Exploring Identity in Sean Baker's 'Tangerine'
It's hard to think of a group more underrepresented in movies and TV than the transgender community. When trans people do appear on screens, the action is rarely handled with nuance or tact. Think: Samantha of "Sex and the City" mockingly pouring water on the trans sex workers outside her apartment building. Other trans depictions can prove awfully bleak, moving as they might be. Think: the beautifully acted and directed tragedy of Brandon Teena as played by cisgender actress Hilary Swank in "Boys Don't Cry."
Since those days, there hasn't been a ton of airtime dedicated to trans people living out their everyday (at least by fictional standards) lives in pop culture. That's changing, with no small help from the likes of the groundbreaking French drama "Laurence Anyways" and the stunningly frank approach to teen transitioning on HBO's "Euphoria."
Despite this small uptick, a gem has been lost.
No trans-related movie has been bolder, richer, franker or more beautiful in depicting the trans experience than 2015's "Tangerine," the microbudget feature by Sean Baker, who went on to make the Oscar-nominated "The Florida Project" and 2021's critically adored "Red Rocket," starring Simon Rex as a washed-up porn star. (All of Baker's movies, in one way or another, tend to involve sex. They're also careful not to glamorize it.)
"Tangerine" deserves another look, as it's a movie anyone can relate to and will undoubtedly learn from, whether the topic of transgender identity is intimately familiar or galaxies-away foreign. This makes it the essential trans movie. Bonus: It also happens to be a great watch.
Empathy and specificity
What "Tangerine" nails that so many other movies of its kind don't is that it both is and isn't about being trans. It takes a nonjudgmental, even casual perspective to its main characters. Baker, in a favorite technique, cast nonactors as the main characters: best friends Sin-Dee Rella (played by Kitana Kiki Rodriguez) and Alexandra (Mya Taylor), poor trans female sex workers in Los Angeles. Both actors are trans themselves and acquainted with the subject matter.
It should be noted that Baker is a cisgender white man.
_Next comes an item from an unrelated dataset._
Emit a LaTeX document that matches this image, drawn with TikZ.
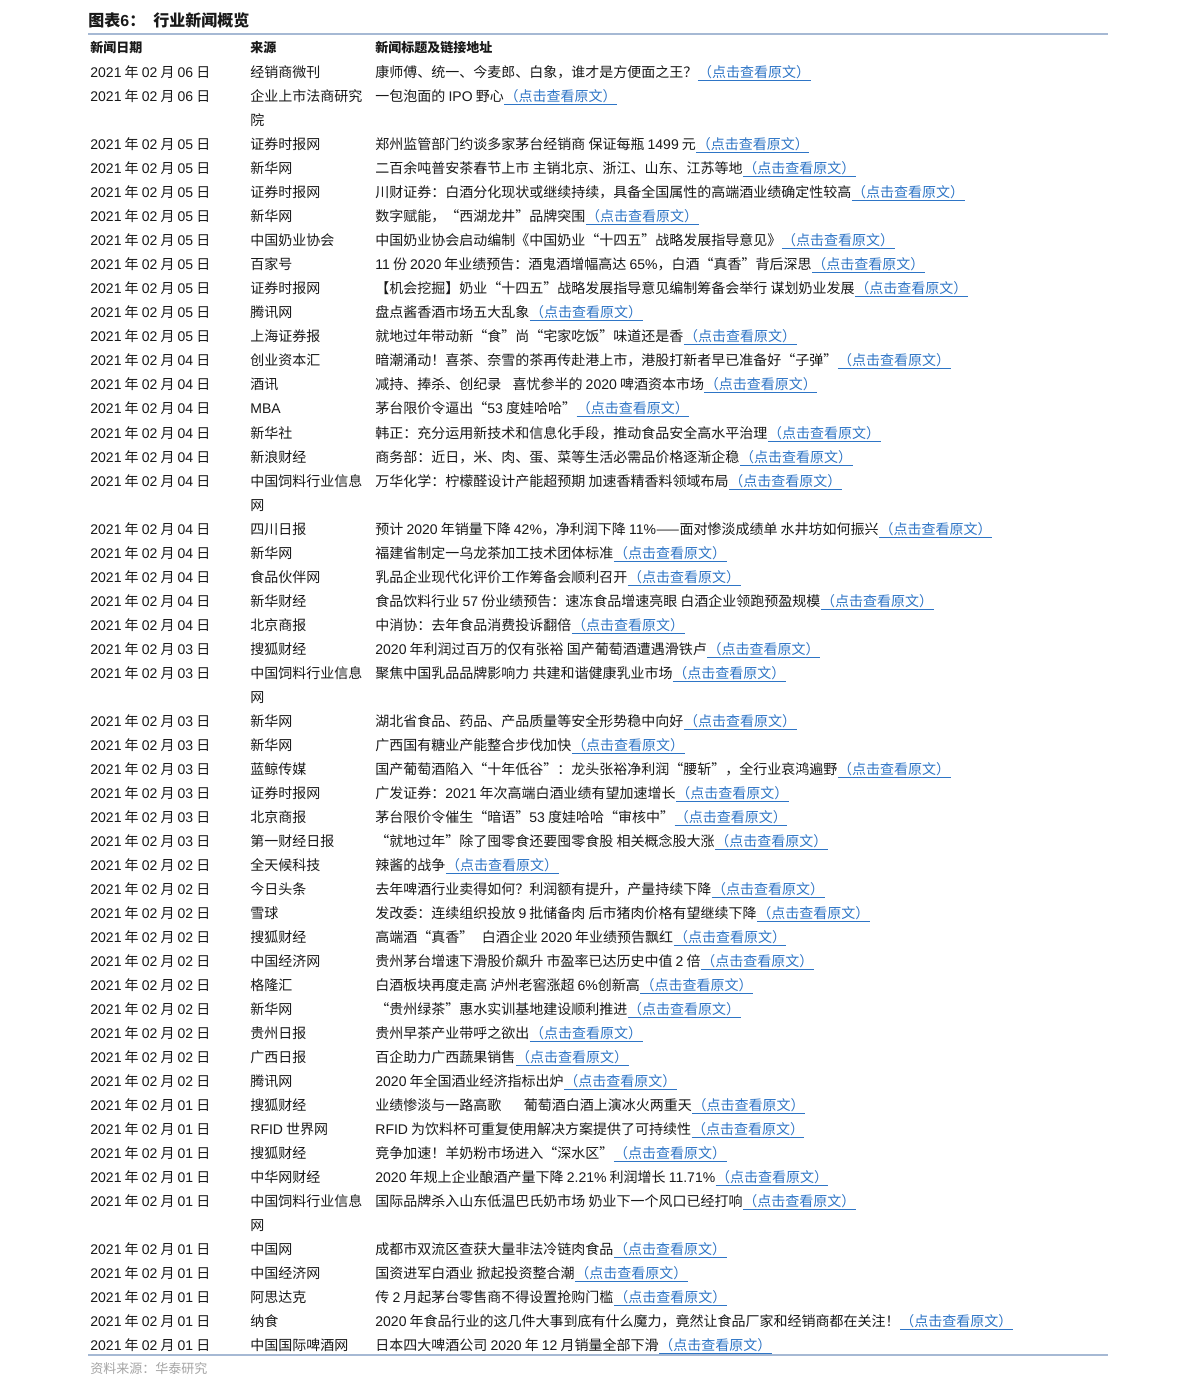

He's also proved his chops at entering spaces that aren't necessarily his and letting their stories naturally unfold. It's not for nothing that "Tangerine" skips the customary director's credit first in the end credits to give the trans stars and close collaborators top billing.
Fast, dangerous, funny
Things get going fast, and dangerous, in "Tangerine." The tight plot starts and ends at the now-closed Donut Time shop in Los Angeles. Sin-Dee has just gotten out of prison on Christmas Eve to find out her boyfriend/pimp/drug dealer Chester (James Ransone) has been cheating on her with a "fish" (queer code for a cisgender woman, or as Alexandra puts it, someone with a "vagina and everything"), and a white fish at that. Sin-Dee proceeds to literally stomp her way through Hollywood, particularly an area known as a place to pick up trans prostitutes, in search of revenge.
Baker quickly and cleverly complicates this seemingly easy narrative of trans depravity. Sin-Dee isn't deflated; she's purposeful. She and Alexandra get misgendered, ripped off and called "tranny f----ts." But the joke is never on them, it's on everyone else. They experience deep pain, of course, but manage to find humor in moments as superficial as a woman's terrible hairstyle, and the wig, makeup and wardrobe choices of peers. That's the coping mechanism of the marginalized.
Where "Tangerine" becomes masterful is when it seamlessly synchronizes their issues with that of an Armenian cab driver, Razmik (Karren Karagulian), who hides his affection for trans women from his traditional family. At one point, dual shots of Razmik in his home and Sin-Dee and Alexandra at a bar, where Alexandra is performing old-timey tunes to a virtually empty room, show them all gazing at themselves in mirrors. The meta-mirroring effect is earned: These are people who want to be themselves but can't find the ways to express their sexual identities in a world that shuns them.
Yet "Tangerine" is oddly uplifting. The Christmas spirit isn't felt much except in passing cheap, multicolored lights and a Santa tree farm. But it's there in the end, as the characters pass through L.A., which one character not incorrectly calls a "beautifully wrapped lie," lost and in search of something like connection and home. Sin-Dee and Alexandra find it in each other, however briefly, when the world melts away. Yes, they trade wigs.